• _Exercise requirements_
Will you transcribe all the entries word for word, skipping the pictures they hold?

• _Items_

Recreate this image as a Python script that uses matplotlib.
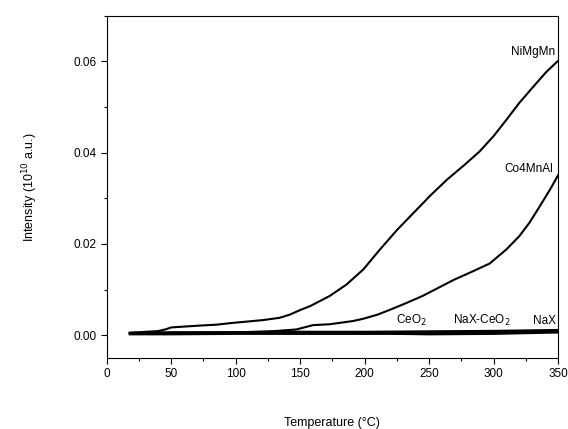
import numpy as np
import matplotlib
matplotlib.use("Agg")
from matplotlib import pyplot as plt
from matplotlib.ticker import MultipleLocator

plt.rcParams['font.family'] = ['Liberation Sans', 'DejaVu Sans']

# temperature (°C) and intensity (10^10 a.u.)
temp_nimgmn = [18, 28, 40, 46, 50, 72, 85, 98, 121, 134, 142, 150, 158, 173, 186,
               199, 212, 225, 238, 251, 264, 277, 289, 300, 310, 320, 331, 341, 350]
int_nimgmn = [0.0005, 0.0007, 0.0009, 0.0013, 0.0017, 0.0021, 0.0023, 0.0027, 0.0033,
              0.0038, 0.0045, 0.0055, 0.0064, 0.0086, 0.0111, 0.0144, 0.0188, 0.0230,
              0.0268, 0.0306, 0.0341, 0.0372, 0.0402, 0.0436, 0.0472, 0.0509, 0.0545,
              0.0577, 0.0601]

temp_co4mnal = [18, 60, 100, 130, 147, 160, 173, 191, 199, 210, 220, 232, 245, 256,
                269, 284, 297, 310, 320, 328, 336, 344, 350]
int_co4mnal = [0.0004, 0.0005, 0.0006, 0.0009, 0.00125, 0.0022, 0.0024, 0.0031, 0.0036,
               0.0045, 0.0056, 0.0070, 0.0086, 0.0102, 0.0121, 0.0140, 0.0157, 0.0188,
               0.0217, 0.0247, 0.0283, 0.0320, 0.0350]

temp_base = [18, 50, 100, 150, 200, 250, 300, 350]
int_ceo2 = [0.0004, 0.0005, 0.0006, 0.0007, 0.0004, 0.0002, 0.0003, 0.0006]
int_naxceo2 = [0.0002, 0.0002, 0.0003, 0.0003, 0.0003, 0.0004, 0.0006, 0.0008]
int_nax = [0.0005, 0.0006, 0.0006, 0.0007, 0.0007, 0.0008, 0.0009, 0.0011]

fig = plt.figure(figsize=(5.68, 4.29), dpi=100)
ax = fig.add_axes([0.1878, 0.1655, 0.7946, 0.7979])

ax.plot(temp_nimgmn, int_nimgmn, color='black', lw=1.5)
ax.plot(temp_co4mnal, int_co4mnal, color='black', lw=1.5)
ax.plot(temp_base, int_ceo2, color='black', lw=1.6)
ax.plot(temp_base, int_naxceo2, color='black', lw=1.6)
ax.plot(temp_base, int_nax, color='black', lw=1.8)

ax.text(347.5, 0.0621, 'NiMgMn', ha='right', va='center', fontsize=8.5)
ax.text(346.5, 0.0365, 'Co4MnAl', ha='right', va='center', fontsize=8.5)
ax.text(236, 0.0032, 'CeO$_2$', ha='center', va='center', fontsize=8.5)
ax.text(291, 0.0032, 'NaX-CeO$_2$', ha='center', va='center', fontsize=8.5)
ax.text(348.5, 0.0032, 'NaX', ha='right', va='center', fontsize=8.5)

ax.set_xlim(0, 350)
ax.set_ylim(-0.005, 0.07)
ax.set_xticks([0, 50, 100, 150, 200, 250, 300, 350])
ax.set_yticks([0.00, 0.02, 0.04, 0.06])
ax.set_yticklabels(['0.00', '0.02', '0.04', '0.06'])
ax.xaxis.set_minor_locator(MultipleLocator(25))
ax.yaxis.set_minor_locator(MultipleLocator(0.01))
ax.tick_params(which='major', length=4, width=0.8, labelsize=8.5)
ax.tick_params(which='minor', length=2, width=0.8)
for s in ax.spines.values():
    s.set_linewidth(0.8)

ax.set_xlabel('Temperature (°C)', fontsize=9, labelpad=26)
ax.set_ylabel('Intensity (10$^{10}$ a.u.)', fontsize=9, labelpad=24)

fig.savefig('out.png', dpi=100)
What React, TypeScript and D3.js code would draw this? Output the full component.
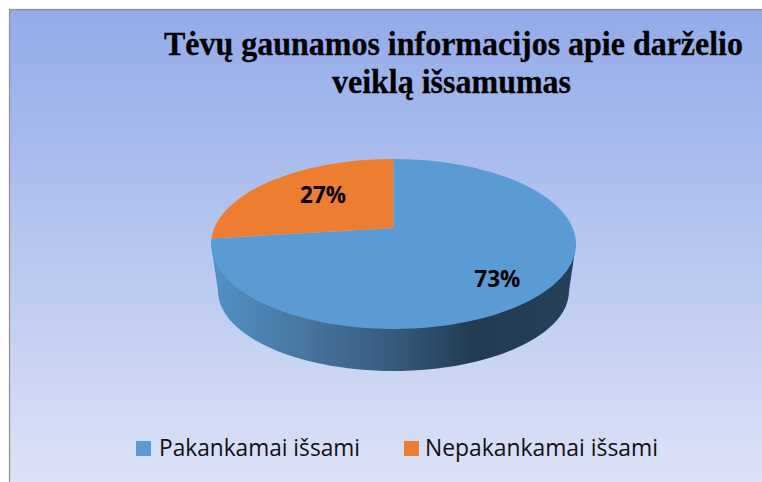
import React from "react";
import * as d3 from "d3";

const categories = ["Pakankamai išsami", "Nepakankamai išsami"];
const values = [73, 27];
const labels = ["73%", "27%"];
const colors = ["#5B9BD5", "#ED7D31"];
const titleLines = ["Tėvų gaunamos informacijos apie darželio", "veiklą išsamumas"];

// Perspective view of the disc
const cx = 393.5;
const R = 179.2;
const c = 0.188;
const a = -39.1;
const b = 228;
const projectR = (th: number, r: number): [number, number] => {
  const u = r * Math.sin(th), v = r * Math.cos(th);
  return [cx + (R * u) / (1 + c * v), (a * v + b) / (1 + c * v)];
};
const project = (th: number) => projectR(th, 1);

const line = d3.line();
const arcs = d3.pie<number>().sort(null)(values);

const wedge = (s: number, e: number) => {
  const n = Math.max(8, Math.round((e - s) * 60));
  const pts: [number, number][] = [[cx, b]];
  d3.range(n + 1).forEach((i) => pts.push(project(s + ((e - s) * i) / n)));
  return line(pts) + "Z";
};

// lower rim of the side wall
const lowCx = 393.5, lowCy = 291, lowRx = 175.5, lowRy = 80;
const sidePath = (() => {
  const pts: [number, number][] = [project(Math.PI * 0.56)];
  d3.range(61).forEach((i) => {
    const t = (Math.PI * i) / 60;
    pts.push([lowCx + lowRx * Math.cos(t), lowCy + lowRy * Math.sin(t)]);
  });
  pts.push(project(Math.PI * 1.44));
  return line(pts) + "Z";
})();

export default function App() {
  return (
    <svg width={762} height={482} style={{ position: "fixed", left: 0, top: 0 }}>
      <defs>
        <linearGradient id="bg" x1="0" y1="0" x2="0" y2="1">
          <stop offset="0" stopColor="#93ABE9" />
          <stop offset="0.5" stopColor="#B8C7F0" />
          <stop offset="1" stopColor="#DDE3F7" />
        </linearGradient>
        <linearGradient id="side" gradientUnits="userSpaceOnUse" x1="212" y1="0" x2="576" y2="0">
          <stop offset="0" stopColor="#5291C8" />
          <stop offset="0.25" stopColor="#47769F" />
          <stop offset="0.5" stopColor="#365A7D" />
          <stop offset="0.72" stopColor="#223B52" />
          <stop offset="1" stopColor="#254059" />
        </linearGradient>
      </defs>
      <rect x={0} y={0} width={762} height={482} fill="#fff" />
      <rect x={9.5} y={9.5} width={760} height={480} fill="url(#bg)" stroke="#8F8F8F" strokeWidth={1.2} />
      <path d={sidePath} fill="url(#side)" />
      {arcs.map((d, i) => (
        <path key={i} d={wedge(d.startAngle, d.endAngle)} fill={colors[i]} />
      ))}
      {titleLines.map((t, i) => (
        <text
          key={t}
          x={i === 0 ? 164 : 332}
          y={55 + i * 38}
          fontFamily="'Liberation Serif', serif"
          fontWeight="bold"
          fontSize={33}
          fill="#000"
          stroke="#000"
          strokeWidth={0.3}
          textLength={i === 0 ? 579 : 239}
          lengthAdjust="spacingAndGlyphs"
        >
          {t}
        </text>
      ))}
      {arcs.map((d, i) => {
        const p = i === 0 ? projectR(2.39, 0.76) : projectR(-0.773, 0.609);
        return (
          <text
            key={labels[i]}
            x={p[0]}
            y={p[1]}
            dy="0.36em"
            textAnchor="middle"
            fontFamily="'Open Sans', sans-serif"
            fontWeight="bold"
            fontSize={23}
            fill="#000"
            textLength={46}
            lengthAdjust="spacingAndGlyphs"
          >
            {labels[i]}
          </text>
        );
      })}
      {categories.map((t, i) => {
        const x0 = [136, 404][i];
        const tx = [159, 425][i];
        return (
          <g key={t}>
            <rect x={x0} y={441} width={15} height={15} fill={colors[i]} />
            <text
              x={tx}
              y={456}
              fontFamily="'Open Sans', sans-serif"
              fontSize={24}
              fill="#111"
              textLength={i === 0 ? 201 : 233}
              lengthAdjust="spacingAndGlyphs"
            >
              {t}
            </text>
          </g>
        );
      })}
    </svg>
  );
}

• _Answer to this problem_
Recreate this image as a Python script that uses matplotlib.
import numpy as np
import matplotlib
matplotlib.use("Agg")
from matplotlib import pyplot as plt
from matplotlib.ticker import MultipleLocator

plt.rcParams['font.family'] = ['Liberation Sans', 'DejaVu Sans']

# temperature (°C) and intensity (10^10 a.u.)
temp_nimgmn = [18, 28, 40, 46, 50, 72, 85, 98, 121, 134, 142, 150, 158, 173, 186,
               199, 212, 225, 238, 251, 264, 277, 289, 300, 310, 320, 331, 341, 350]
int_nimgmn = [0.0005, 0.0007, 0.0009, 0.0013, 0.0017, 0.0021, 0.0023, 0.0027, 0.0033,
              0.0038, 0.0045, 0.0055, 0.0064, 0.0086, 0.0111, 0.0144, 0.0188, 0.0230,
              0.0268, 0.0306, 0.0341, 0.0372, 0.0402, 0.0436, 0.0472, 0.0509, 0.0545,
              0.0577, 0.0601]

temp_co4mnal = [18, 60, 100, 130, 147, 160, 173, 191, 199, 210, 220, 232, 245, 256,
                269, 284, 297, 310, 320, 328, 336, 344, 350]
int_co4mnal = [0.0004, 0.0005, 0.0006, 0.0009, 0.00125, 0.0022, 0.0024, 0.0031, 0.0036,
               0.0045, 0.0056, 0.0070, 0.0086, 0.0102, 0.0121, 0.0140, 0.0157, 0.0188,
               0.0217, 0.0247, 0.0283, 0.0320, 0.0350]

temp_base = [18, 50, 100, 150, 200, 250, 300, 350]
int_ceo2 = [0.0004, 0.0005, 0.0006, 0.0007, 0.0004, 0.0002, 0.0003, 0.0006]
int_naxceo2 = [0.0002, 0.0002, 0.0003, 0.0003, 0.0003, 0.0004, 0.0006, 0.0008]
int_nax = [0.0005, 0.0006, 0.0006, 0.0007, 0.0007, 0.0008, 0.0009, 0.0011]

fig = plt.figure(figsize=(5.68, 4.29), dpi=100)
ax = fig.add_axes([0.1878, 0.1655, 0.7946, 0.7979])

ax.plot(temp_nimgmn, int_nimgmn, color='black', lw=1.5)
ax.plot(temp_co4mnal, int_co4mnal, color='black', lw=1.5)
ax.plot(temp_base, int_ceo2, color='black', lw=1.6)
ax.plot(temp_base, int_naxceo2, color='black', lw=1.6)
ax.plot(temp_base, int_nax, color='black', lw=1.8)

ax.text(347.5, 0.0621, 'NiMgMn', ha='right', va='center', fontsize=8.5)
ax.text(346.5, 0.0365, 'Co4MnAl', ha='right', va='center', fontsize=8.5)
ax.text(236, 0.0032, 'CeO$_2$', ha='center', va='center', fontsize=8.5)
ax.text(291, 0.0032, 'NaX-CeO$_2$', ha='center', va='center', fontsize=8.5)
ax.text(348.5, 0.0032, 'NaX', ha='right', va='center', fontsize=8.5)

ax.set_xlim(0, 350)
ax.set_ylim(-0.005, 0.07)
ax.set_xticks([0, 50, 100, 150, 200, 250, 300, 350])
ax.set_yticks([0.00, 0.02, 0.04, 0.06])
ax.set_yticklabels(['0.00', '0.02', '0.04', '0.06'])
ax.xaxis.set_minor_locator(MultipleLocator(25))
ax.yaxis.set_minor_locator(MultipleLocator(0.01))
ax.tick_params(which='major', length=4, width=0.8, labelsize=8.5)
ax.tick_params(which='minor', length=2, width=0.8)
for s in ax.spines.values():
    s.set_linewidth(0.8)

ax.set_xlabel('Temperature (°C)', fontsize=9, labelpad=26)
ax.set_ylabel('Intensity (10$^{10}$ a.u.)', fontsize=9, labelpad=24)

fig.savefig('out.png', dpi=100)
What React, TypeScript and D3.js code would draw this? Output the full component.
import React from "react";
import * as d3 from "d3";

const categories = ["Pakankamai išsami", "Nepakankamai išsami"];
const values = [73, 27];
const labels = ["73%", "27%"];
const colors = ["#5B9BD5", "#ED7D31"];
const titleLines = ["Tėvų gaunamos informacijos apie darželio", "veiklą išsamumas"];

// Perspective view of the disc
const cx = 393.5;
const R = 179.2;
const c = 0.188;
const a = -39.1;
const b = 228;
const projectR = (th: number, r: number): [number, number] => {
  const u = r * Math.sin(th), v = r * Math.cos(th);
  return [cx + (R * u) / (1 + c * v), (a * v + b) / (1 + c * v)];
};
const project = (th: number) => projectR(th, 1);

const line = d3.line();
const arcs = d3.pie<number>().sort(null)(values);

const wedge = (s: number, e: number) => {
  const n = Math.max(8, Math.round((e - s) * 60));
  const pts: [number, number][] = [[cx, b]];
  d3.range(n + 1).forEach((i) => pts.push(project(s + ((e - s) * i) / n)));
  return line(pts) + "Z";
};

// lower rim of the side wall
const lowCx = 393.5, lowCy = 291, lowRx = 175.5, lowRy = 80;
const sidePath = (() => {
  const pts: [number, number][] = [project(Math.PI * 0.56)];
  d3.range(61).forEach((i) => {
    const t = (Math.PI * i) / 60;
    pts.push([lowCx + lowRx * Math.cos(t), lowCy + lowRy * Math.sin(t)]);
  });
  pts.push(project(Math.PI * 1.44));
  return line(pts) + "Z";
})();

export default function App() {
  return (
    <svg width={762} height={482} style={{ position: "fixed", left: 0, top: 0 }}>
      <defs>
        <linearGradient id="bg" x1="0" y1="0" x2="0" y2="1">
          <stop offset="0" stopColor="#93ABE9" />
          <stop offset="0.5" stopColor="#B8C7F0" />
          <stop offset="1" stopColor="#DDE3F7" />
        </linearGradient>
        <linearGradient id="side" gradientUnits="userSpaceOnUse" x1="212" y1="0" x2="576" y2="0">
          <stop offset="0" stopColor="#5291C8" />
          <stop offset="0.25" stopColor="#47769F" />
          <stop offset="0.5" stopColor="#365A7D" />
          <stop offset="0.72" stopColor="#223B52" />
          <stop offset="1" stopColor="#254059" />
        </linearGradient>
      </defs>
      <rect x={0} y={0} width={762} height={482} fill="#fff" />
      <rect x={9.5} y={9.5} width={760} height={480} fill="url(#bg)" stroke="#8F8F8F" strokeWidth={1.2} />
      <path d={sidePath} fill="url(#side)" />
      {arcs.map((d, i) => (
        <path key={i} d={wedge(d.startAngle, d.endAngle)} fill={colors[i]} />
      ))}
      {titleLines.map((t, i) => (
        <text
          key={t}
          x={i === 0 ? 164 : 332}
          y={55 + i * 38}
          fontFamily="'Liberation Serif', serif"
          fontWeight="bold"
          fontSize={33}
          fill="#000"
          stroke="#000"
          strokeWidth={0.3}
          textLength={i === 0 ? 579 : 239}
          lengthAdjust="spacingAndGlyphs"
        >
          {t}
        </text>
      ))}
      {arcs.map((d, i) => {
        const p = i === 0 ? projectR(2.39, 0.76) : projectR(-0.773, 0.609);
        return (
          <text
            key={labels[i]}
            x={p[0]}
            y={p[1]}
            dy="0.36em"
            textAnchor="middle"
            fontFamily="'Open Sans', sans-serif"
            fontWeight="bold"
            fontSize={23}
            fill="#000"
            textLength={46}
            lengthAdjust="spacingAndGlyphs"
          >
            {labels[i]}
          </text>
        );
      })}
      {categories.map((t, i) => {
        const x0 = [136, 404][i];
        const tx = [159, 425][i];
        return (
          <g key={t}>
            <rect x={x0} y={441} width={15} height={15} fill={colors[i]} />
            <text
              x={tx}
              y={456}
              fontFamily="'Open Sans', sans-serif"
              fontSize={24}
              fill="#111"
              textLength={i === 0 ? 201 : 233}
              lengthAdjust="spacingAndGlyphs"
            >
              {t}
            </text>
          </g>
        );
      })}
    </svg>
  );
}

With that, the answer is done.